== To be done ==
Please list all lines of the material below in which the string "that" occurs.
____
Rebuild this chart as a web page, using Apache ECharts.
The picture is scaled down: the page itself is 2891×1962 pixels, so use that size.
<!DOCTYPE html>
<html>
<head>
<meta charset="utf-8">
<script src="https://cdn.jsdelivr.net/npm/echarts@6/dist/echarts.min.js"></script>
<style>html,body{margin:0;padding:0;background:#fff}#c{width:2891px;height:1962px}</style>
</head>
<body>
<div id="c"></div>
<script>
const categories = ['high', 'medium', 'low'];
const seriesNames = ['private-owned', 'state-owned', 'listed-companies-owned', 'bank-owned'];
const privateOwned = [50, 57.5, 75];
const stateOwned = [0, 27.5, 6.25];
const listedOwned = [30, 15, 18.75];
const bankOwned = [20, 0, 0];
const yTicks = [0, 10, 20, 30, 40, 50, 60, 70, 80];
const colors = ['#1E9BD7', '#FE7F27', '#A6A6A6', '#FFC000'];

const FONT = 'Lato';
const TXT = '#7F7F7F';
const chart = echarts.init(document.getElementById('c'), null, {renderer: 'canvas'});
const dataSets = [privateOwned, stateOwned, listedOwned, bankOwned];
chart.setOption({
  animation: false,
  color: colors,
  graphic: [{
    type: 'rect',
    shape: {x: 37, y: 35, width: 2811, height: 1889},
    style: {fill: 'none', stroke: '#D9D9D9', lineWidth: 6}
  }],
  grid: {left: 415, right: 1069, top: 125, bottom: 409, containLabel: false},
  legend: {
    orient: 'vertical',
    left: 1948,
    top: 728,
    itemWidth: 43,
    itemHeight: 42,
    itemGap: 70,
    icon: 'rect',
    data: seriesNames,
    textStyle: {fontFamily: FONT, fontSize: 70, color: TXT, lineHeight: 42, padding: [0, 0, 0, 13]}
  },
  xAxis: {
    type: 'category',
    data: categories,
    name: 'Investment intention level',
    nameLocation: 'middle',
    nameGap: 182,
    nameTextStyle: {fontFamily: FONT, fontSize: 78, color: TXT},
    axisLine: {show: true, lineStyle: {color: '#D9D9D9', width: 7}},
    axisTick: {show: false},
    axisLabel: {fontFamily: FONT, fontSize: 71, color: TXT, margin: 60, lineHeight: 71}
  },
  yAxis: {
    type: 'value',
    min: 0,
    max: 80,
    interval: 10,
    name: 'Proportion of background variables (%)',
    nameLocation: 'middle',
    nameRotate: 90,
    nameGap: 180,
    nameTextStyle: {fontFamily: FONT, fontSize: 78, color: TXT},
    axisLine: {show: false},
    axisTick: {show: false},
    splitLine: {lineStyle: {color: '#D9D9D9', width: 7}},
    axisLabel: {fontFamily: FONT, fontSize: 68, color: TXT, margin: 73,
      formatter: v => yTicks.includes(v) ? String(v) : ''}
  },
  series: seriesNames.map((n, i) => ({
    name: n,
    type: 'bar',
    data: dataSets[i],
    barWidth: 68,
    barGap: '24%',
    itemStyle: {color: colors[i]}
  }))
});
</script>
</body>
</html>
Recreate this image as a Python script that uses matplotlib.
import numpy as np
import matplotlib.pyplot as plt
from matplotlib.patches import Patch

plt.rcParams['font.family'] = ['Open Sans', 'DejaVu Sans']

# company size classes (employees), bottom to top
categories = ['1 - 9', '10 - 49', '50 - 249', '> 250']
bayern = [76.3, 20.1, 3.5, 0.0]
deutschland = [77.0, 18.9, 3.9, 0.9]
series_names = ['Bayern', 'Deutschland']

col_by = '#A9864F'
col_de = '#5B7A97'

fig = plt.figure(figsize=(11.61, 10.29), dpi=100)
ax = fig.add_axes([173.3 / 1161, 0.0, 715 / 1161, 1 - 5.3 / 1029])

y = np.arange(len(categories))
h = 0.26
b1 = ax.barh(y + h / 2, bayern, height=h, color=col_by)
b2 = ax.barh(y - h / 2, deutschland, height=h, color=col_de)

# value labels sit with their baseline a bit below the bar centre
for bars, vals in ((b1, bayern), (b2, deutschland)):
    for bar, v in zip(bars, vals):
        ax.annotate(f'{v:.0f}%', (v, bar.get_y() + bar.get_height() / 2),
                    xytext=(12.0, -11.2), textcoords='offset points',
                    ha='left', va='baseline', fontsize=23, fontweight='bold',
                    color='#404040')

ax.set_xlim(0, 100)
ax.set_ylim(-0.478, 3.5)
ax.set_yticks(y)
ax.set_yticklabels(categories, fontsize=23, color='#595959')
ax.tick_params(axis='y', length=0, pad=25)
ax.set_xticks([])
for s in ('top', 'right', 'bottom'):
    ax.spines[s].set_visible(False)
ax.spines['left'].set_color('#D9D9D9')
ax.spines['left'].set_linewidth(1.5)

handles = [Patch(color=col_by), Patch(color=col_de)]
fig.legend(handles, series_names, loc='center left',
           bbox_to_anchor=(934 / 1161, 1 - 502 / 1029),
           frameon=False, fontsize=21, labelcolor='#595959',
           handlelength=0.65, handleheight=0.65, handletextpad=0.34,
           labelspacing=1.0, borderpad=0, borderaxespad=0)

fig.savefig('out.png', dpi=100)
____
== Full response ==
The picture is scaled down: the page itself is 2891×1962 pixels, so use that size.
Recreate this image as a Python script that uses matplotlib.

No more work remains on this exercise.